After hundreds detained, school’s shoe ban is ‘common sense’
THE Queensland government is backing a Brisbane high school that marched more than a hundred students to detention this week for wearing the wrong shoes.
The Gap State High School has been at the centre of national debate for the past week after one mother hit out at the public school's uniform policy which bans students from wearing a number of shoes, including ones with heels higher than 20mm.
In a statement released late yesterday, Education Minister Grace Grace said she supports the school's principal and called for "common sense".
"I support The Gap State High School principal and the school community's actions in enforcing the uniform policy and urge all parties to take a common sense approach and work together to resolve this issue at the school level," she said.
Ms Grace said she had been advised there'd been no changes to the uniform policy since 2004, a policy that had been formulated between the school and the P&C.
"The Gap State High School is not the only high school that enforces a uniform policy. It is common practice across Queensland state schools and uniform policies are always determined through consultation with the local school community," she added.

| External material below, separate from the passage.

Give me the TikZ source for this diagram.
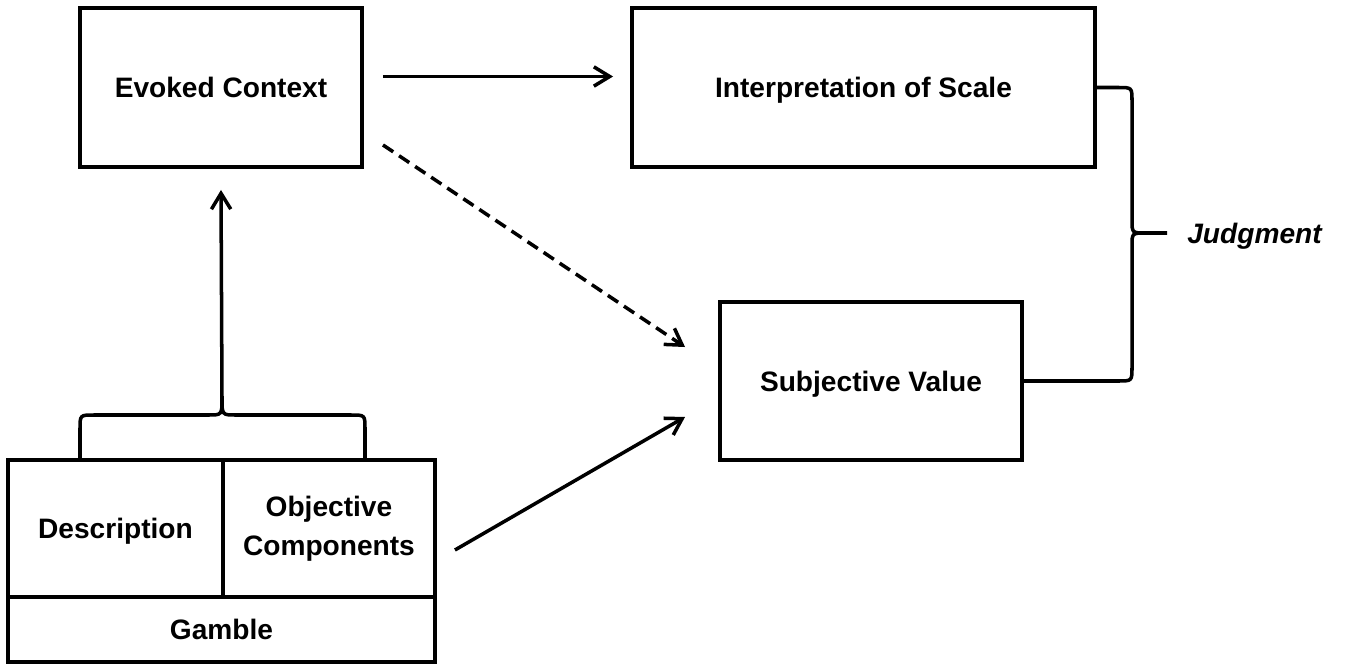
\documentclass[tikz,border=0pt]{standalone}
\usepackage{fontspec}
\setmainfont{Liberation Sans}
\usetikzlibrary{arrows.meta,positioning,calc}
\newcommand{\boxfont}{\fontsize{16}{22.5}\selectfont}

\begin{document}
\begin{tikzpicture}[x=0.02cm, y=-0.02cm,
  box/.style={draw, line width=2pt, align=center, inner sep=0pt, outer sep=0pt,
    text height=11.5pt, text depth=0pt, font=\bfseries\boxfont},
  link/.style={-{Straight Barb[length=9pt,width=11pt]}, line width=2pt}]
  \useasboundingbox (0,0) rectangle (1349,666);

  % Upper row
  \node[box, minimum width=5.64cm, minimum height=3.18cm] (evoked) at (221,87.5) {Evoked Context};
  \node[box, minimum width=9.26cm, minimum height=3.18cm] (interp) at (863.5,87.5) {Interpretation of Scale};
  \node[box, minimum width=6.04cm, minimum height=3.16cm] (subjective) at (871,381) {Subjective Value};

  % Gamble = description + objective components
  \node[box, minimum width=4.3cm, minimum height=2.74cm] (descr) at (115.5,528.5) {Description};
  \node[box, minimum width=4.24cm, minimum height=2.74cm, text height=, text depth=,
    right=0pt of descr] (objective) {Objective\\Components};
  \node[box, anchor=north west, minimum width=8.54cm, minimum height=1.3cm] (gamble) at (descr.south west) {Gamble};

  % Brace over the gamble
  \coordinate (gtip) at (222,398);
  \draw[line width=2pt] (80,460) -- (80,429) .. controls (80,415) .. (94,415) -- (208,415)
    .. controls (222,415) .. (gtip) .. controls (222,415) .. (236,415) -- (351,415)
    .. controls (365,415) .. (365,429) -- (365,460);
  \draw[link] (gtip) -- ($(evoked.south)+(0,23)$);

  % Arrows into scale and value
  \draw[link] ($(evoked.east)+(21,-11)$) -- ($(interp.west)+(-19,-11)$);
  \draw[link, dash pattern=on 7pt off 4pt] ($(evoked.south east)+(21,-22)$) -- ($(subjective.north west)+(-35,45)$);
  \draw[link] ($(objective.east)+(20,21.5)$) -- ($(subjective.west)+(-35,36)$);

  % Judgment brace
  \coordinate (jtip) at (1167,233);
  \draw[line width=2pt] (interp.east) -- (1118,87.5) .. controls (1132,87.5) .. (1132,101) -- (1132,220)
    .. controls (1132,233) .. (1146,233) -- (jtip) (1146,233) .. controls (1132,233) .. (1132,246)
    -- (1132,367) .. controls (1132,381) .. (1118,381) -- (subjective.east);
  \node[font=\bfseries\itshape\boxfont, inner sep=0pt, text height=11.5pt, text depth=0pt,
    right=0.4cm of jtip] (judgment) {Judgment};
\end{tikzpicture}
\end{document}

It was rumoured yesterday that students were planning on staging a mass protest against the school after 103 of them were given detention slips.

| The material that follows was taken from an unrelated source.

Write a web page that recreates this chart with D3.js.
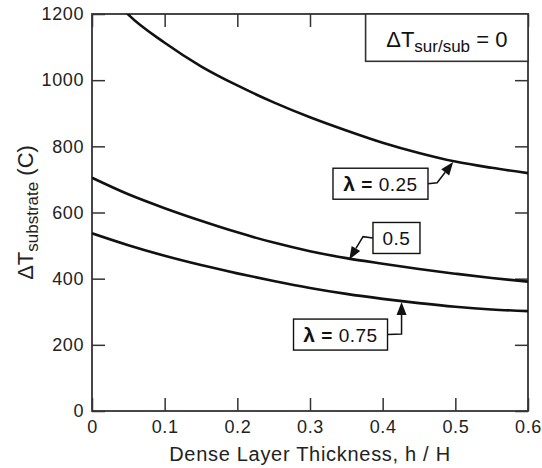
<!DOCTYPE html>
<html>
<head>
<meta charset="utf-8">
<script src="https://cdn.jsdelivr.net/npm/d3@7"></script>
<style>
  html, body { margin: 0; padding: 0; background: #fff; }
  svg { display: block; font-family: "Liberation Sans", Arial, sans-serif; }
</style>
</head>
<body>
<svg id="chart" width="542" height="468"></svg>
<script>
// Dense layer thickness h/H
const thickness = [0, 0.05, 0.1, 0.15, 0.2, 0.25, 0.3, 0.35, 0.4, 0.45, 0.5, 0.55, 0.6];
// Substrate temperature rise (C) for each lambda
const lambda025 = [1330, 1198, 1113, 1042, 984, 933, 888, 848, 811, 780, 754, 735, 719];
const lambda050 = [705, 655, 613, 575, 540, 509, 483, 462, 445, 429, 415, 402, 391];
const lambda075 = [537, 501, 469, 441, 416, 393, 372, 354, 339, 326, 315, 307, 302];
const seriesNames = ["λ = 0.25", "0.5", "λ = 0.75"];
const xTicks = [0, 0.1, 0.2, 0.3, 0.4, 0.5, 0.6];
const yTicks = [0, 200, 400, 600, 800, 1000, 1200];

const svg = d3.select("#chart");
const margin = { left: 92, right: 14, top: 14, bottom: 57 };
const W = 542, H = 468;
const x = d3.scaleLinear().domain([0, 0.6]).range([margin.left, W - margin.right]);
const y = d3.scaleLinear().domain([0, 1200]).range([H - margin.bottom, margin.top]);

const axisColor = "#333";
const tickLen = 13;

// clip curves to the plot frame
svg.append("clipPath").attr("id", "plotClip")
  .append("rect")
  .attr("x", x(0)).attr("y", y(1200))
  .attr("width", x(0.6) - x(0)).attr("height", y(0) - y(1200));

// Axes with inward ticks, mirrored on top and right
function styleAxis(g) {
  g.select(".domain").remove();
  g.selectAll(".tick line").attr("stroke", axisColor).attr("stroke-width", 1.5);
  g.selectAll(".tick text").attr("fill", "#222").style("font-size", "18px").style("letter-spacing", "0.6px");
}
svg.append("g").attr("transform", `translate(0,${y(0)})`)
  .call(d3.axisBottom(x).tickValues(xTicks).tickSizeInner(-tickLen).tickSizeOuter(0).tickPadding(9)
    .tickFormat(d => d === 0 ? "0" : d3.format(".1f")(d)))
  .call(styleAxis);
svg.append("g").attr("transform", `translate(${x(0)},0)`)
  .call(d3.axisLeft(y).tickValues(yTicks).tickSizeInner(-tickLen).tickSizeOuter(0).tickPadding(8)
    .tickFormat(d3.format("d")))
  .call(styleAxis);
svg.append("g").attr("transform", `translate(0,${y(1200)})`)
  .call(d3.axisTop(x).tickValues(xTicks).tickSizeInner(-tickLen).tickSizeOuter(0).tickFormat(""))
  .call(styleAxis);
svg.append("g").attr("transform", `translate(${x(0.6)},0)`)
  .call(d3.axisRight(y).tickValues(yTicks).tickSizeInner(-tickLen).tickSizeOuter(0).tickFormat(""))
  .call(styleAxis);

// frame
svg.append("rect")
  .attr("x", x(0)).attr("y", y(1200))
  .attr("width", x(0.6) - x(0)).attr("height", y(0) - y(1200))
  .attr("fill", "none").attr("stroke", axisColor).attr("stroke-width", 1.8);

// curves
const line = d3.line().x(d => x(d[0])).y(d => y(d[1])).curve(d3.curveMonotoneX);
const series = [lambda025, lambda050, lambda075];
series.forEach(vals => {
  svg.append("path")
    .attr("clip-path", "url(#plotClip)")
    .attr("d", line(thickness.map((h, i) => [h, vals[i]])))
    .attr("fill", "none").attr("stroke", "#111").attr("stroke-width", 2.6);
});

// value on a series at thickness h (linear between table rows)
function valueAt(vals, h) {
  return d3.scaleLinear().domain(thickness).range(vals)(h);
}

// Labelled arrows: box centre, elbow and tip in data units
const notes = [
  { s: 0, box: [0.397, 687], boxW: 95, elbow: [0.475, 690], tipH: 0.497, side: "right" },
  { s: 1, box: [0.419, 523], boxW: 47, elbow: [0.373, 527], tipH: 0.354, side: "left" },
  { s: 2, box: [0.342, 231], boxW: 94, elbow: [0.426, 233], tipH: 0.426, side: "right" }
];
const boxH = 31;
notes.forEach(n => {
  const cx = x(n.box[0]), cy = y(n.box[1]);
  const startX = n.side === "right" ? cx + n.boxW / 2 : cx - n.boxW / 2;
  const ex = x(n.elbow[0]), ey = y(n.elbow[1]);
  const tx = x(n.tipH), ty = y(valueAt(series[n.s], n.tipH)) + 1;
  // arrowhead geometry
  const ang = Math.atan2(ty - ey, tx - ex);
  const L = 13, Wd = 5;
  const bx = tx - L * Math.cos(ang), by = ty - L * Math.sin(ang);
  svg.append("path")
    .attr("d", `M${startX},${cy}L${ex},${ey}L${bx},${by}`)
    .attr("fill", "none").attr("stroke", "#111").attr("stroke-width", 1.5);
  svg.append("path")
    .attr("d", `M${tx},${ty}L${bx + Wd * Math.sin(ang)},${by - Wd * Math.cos(ang)}L${bx - Wd * Math.sin(ang)},${by + Wd * Math.cos(ang)}Z`)
    .attr("fill", "#111");
  svg.append("rect")
    .attr("x", cx - n.boxW / 2).attr("y", cy - boxH / 2)
    .attr("width", n.boxW).attr("height", boxH)
    .attr("fill", "#fff").attr("stroke", "#111").attr("stroke-width", 1.4);
  const t = svg.append("text")
    .attr("x", cx).attr("y", cy + 7)
    .attr("text-anchor", "middle").attr("fill", "#111")
    .style("font-size", "19px").style("letter-spacing", "0.5px");
  const name = seriesNames[n.s];
  if (name.startsWith("λ")) {
    t.append("tspan").attr("font-weight", "bold").style("font-size", "21px").text("λ");
    t.append("tspan").attr("font-weight", "bold").text(" = ");
    t.append("tspan").text(name.replace("λ = ", ""));
  } else {
    t.text(name);
  }
});

// Condition box in the upper right corner
const condLeft = x(0.3765), condBottom = y(1057);
svg.append("rect")
  .attr("x", condLeft).attr("y", y(1200))
  .attr("width", x(0.6) - condLeft).attr("height", condBottom - y(1200))
  .attr("fill", "#fff").attr("stroke", axisColor).attr("stroke-width", 1.6);
const cond = svg.append("text")
  .attr("x", (condLeft + x(0.6)) / 2).attr("y", y(1200) + 33)
  .attr("text-anchor", "middle").attr("fill", "#111")
  .style("font-size", "22px");
cond.append("tspan").text("ΔT");
cond.append("tspan").attr("dy", 5).style("font-size", "17px").text("sur/sub");
cond.append("tspan").attr("dy", -5).text(" = 0");

// Axis titles
svg.append("text")
  .attr("x", (x(0) + x(0.6)) / 2).attr("y", 461)
  .attr("text-anchor", "middle").attr("fill", "#222")
  .style("font-size", "20px").style("letter-spacing", "0.7px")
  .text("Dense Layer Thickness, h / H");

const yt = svg.append("text")
  .attr("transform", `translate(33,${(y(0) + y(1200)) / 2}) rotate(-90)`)
  .attr("text-anchor", "middle").attr("fill", "#222")
  .style("font-size", "22px");
yt.append("tspan").text("ΔT");
yt.append("tspan").attr("dy", 5).style("font-size", "17px").text("substrate");
yt.append("tspan").attr("dy", -5).text(" (C)");
</script>
</body>
</html>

The school's uniform policy has also angered parents, who say they can't afford to discard black leather shoes that were acceptable in previous years.

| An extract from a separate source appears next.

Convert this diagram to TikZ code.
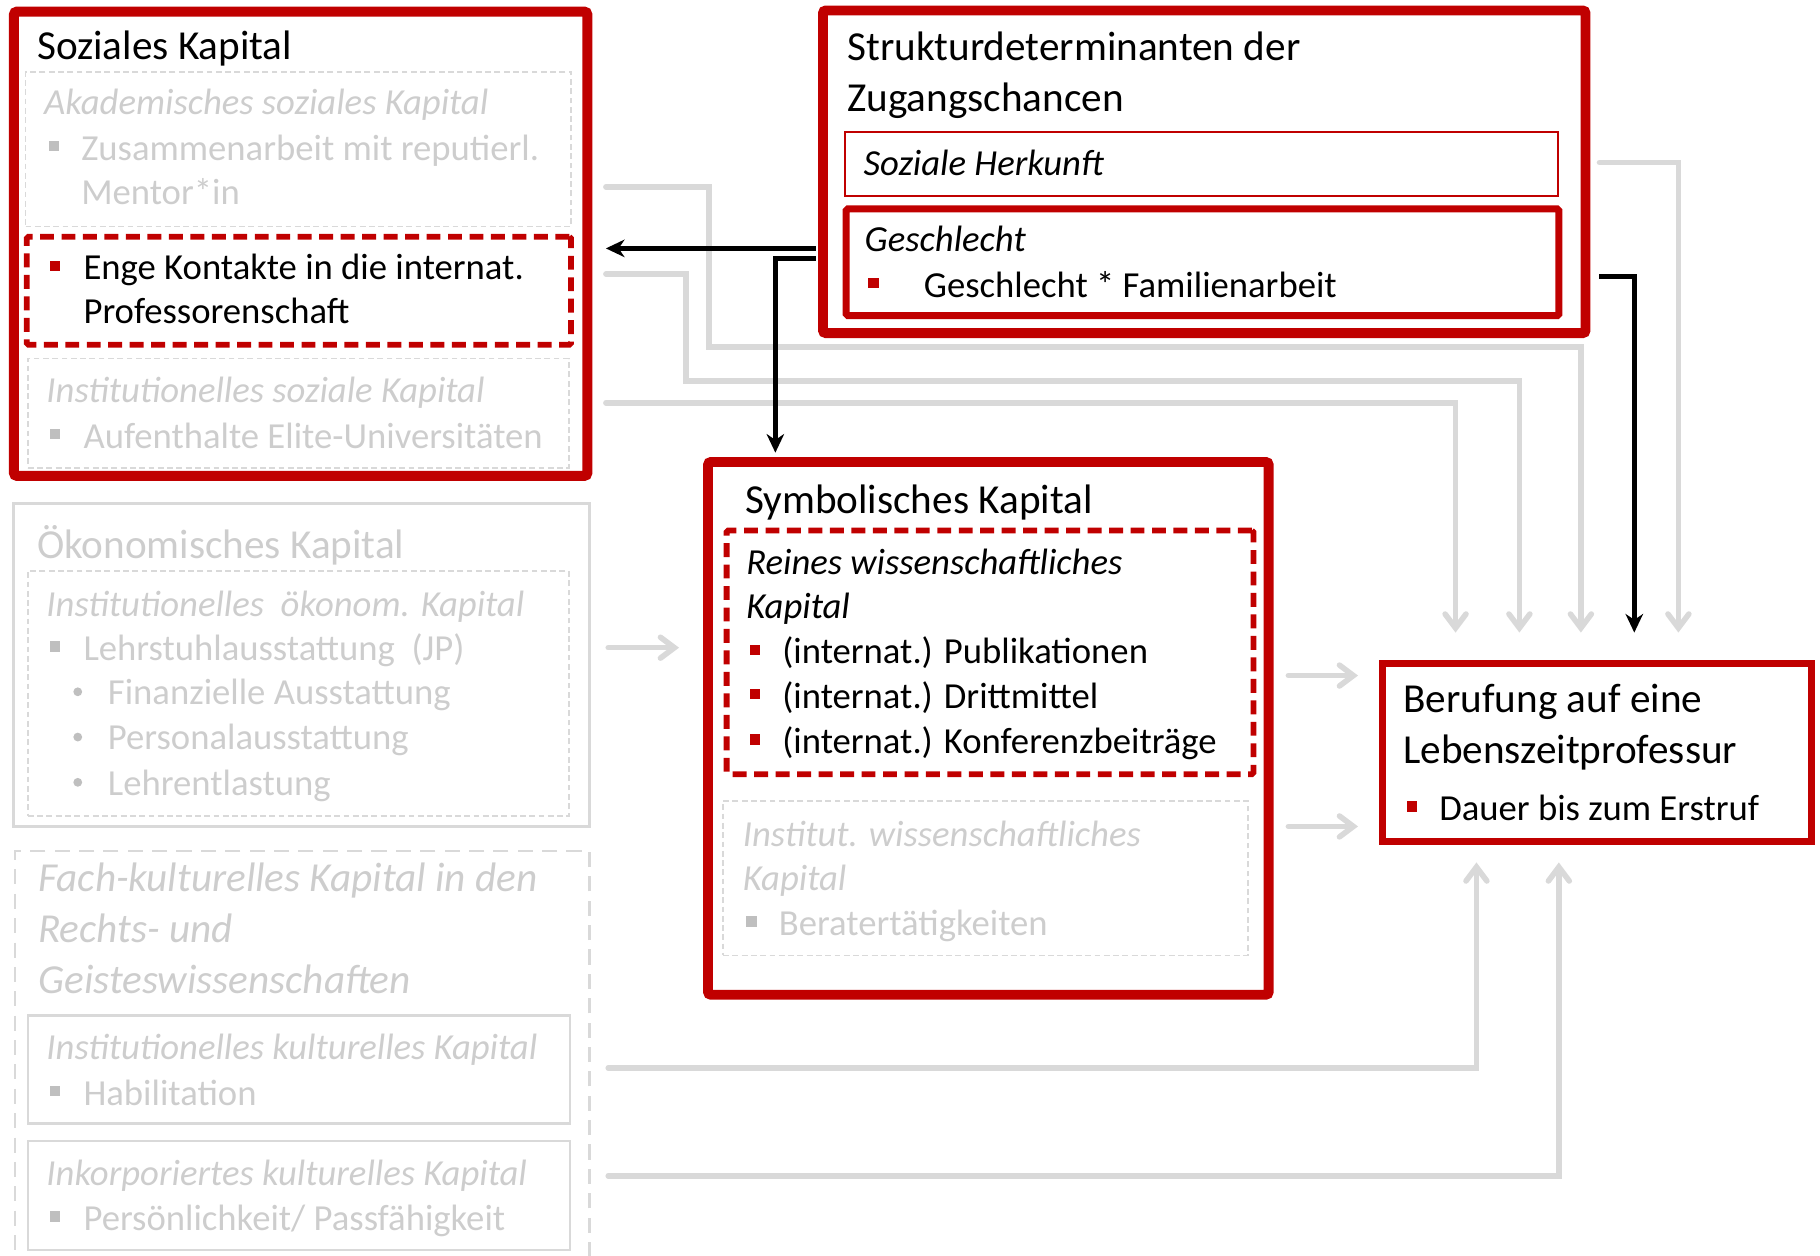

In addition to Ms Grace's statement about the unchanged policy, a spokesman for the Department of Education said the percentage of punished students was small.
"Since the return to school in 2018, a relatively small number of students (less than 100 out of more than 1450 students) have not fully complied with agreed standards.
"The school is working with these students and their parents around this so that all students meet the expectations that have been set by the community," he said.
On behalf of the school, the department spokesman said the Brisbane high school was happy with the support it had received.
"The Gap State High School is very pleased with the overwhelming majority support of the school community regarding uniform standards and is focusing on the vast improvements in student pride in their appearance that is evident this year. School staff will continue to work with families to assist students to meet community expectations around the uniform. This school has high expectations and high results," he said.
Last week, parent Karen Bishop took to social media to vent her frustration about buying her daughter a new pair of leather Vans for the 2018 school year before being told they weren't compliant.
Her daughter received a detention but after Ms Bishop's complaint, the deputy principal decided against the punishment and offered to buy her a new pair of shoes.
"He was very good in the way he dealt with me, but they will not change their stance on compliance, and the way they're getting around it by the looks of it is, they're buying a range of shoes and they'll get the kids up to pick a pair, try them on and they'll buy them. The school's paying for them," Ms Bishop said last week.
"He said they've already bought pairs of shoes for other kids. This is the first time I've heard of this happening."
The Department spokesman said the state's schools are committed to support kids and parents who may not be able to afford uniforms that comply with the rules.
"Queensland state schools are committed to working with families to find the best solution regarding genuine issues of hardship experienced by families including uniform-related issues," he said.
A P&C meeting is scheduled for next Monday night on February 12 where parents will be able to voice their concerns.